A state Senate committee unanimously passed a bill that would increase penalties for those who assault medical care providers.
One in every four medical care providers said they’ve been assaulted on the job by a patient. It’s become so common; many don’t even report it.
Shelly Williamson and Amy Eberle are both nurses. Both passionate about their calling. And both have been sexually attacked by patients in their care.
“I got between the bed and the wall and he attacked me. I fought my way out and I got out, but my PTSD was so bad, and the assault was so bad that I was off of work for a year,” Williamson said. “His lawyer pleaded it down to six months and that’s what he served was six months. For sexual assault. After being a convicted rapist.”
“He had a hold of me by my neck and he was slamming me up against a cabinet wall. He had my shoulders pinned with his shoulders and my feet weren’t on the ground. And he was strangling me,” Eberle remembered. “And he pulled his arm back like he was going to hit me, and I thought oh, here it is and I really started screaming. And he didn’t though.

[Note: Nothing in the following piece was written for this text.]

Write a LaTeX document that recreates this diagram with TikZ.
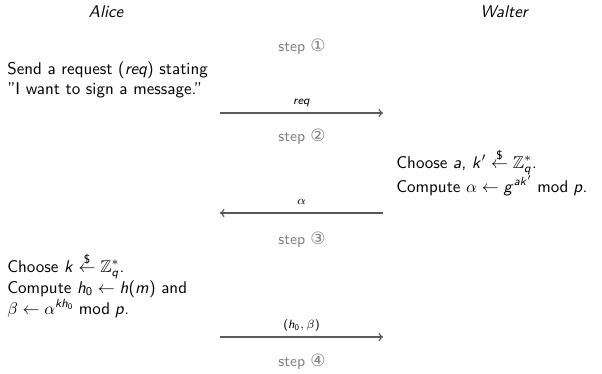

He started raping me.”
Williamson and Eberle are in support of Senate Bill 1290, which would expand the definition of “emergency medical care providers” to include not only doctors and nurses, but also lab techs, pharmacists, students, volunteers and hospital security. Those who assault providers could face two years in prison.
“People don’t realize that they’re getting assaulted out here. We have to make them aware that it’s not going to be tolerated,” said the bill’s author, Senator Darrell Weaver (R) Moore.
The law would not apply to people with mental health issues.
“And it’s not just mental health and drug addiction. The person that assaulted me was alert and oriented. He knew exactly what he was doing. That happens on a daily basis,” Williamson said. “We’re dehumanized.”
The bill now heads to the full state Senate. If signed into law, it will take effect November 1.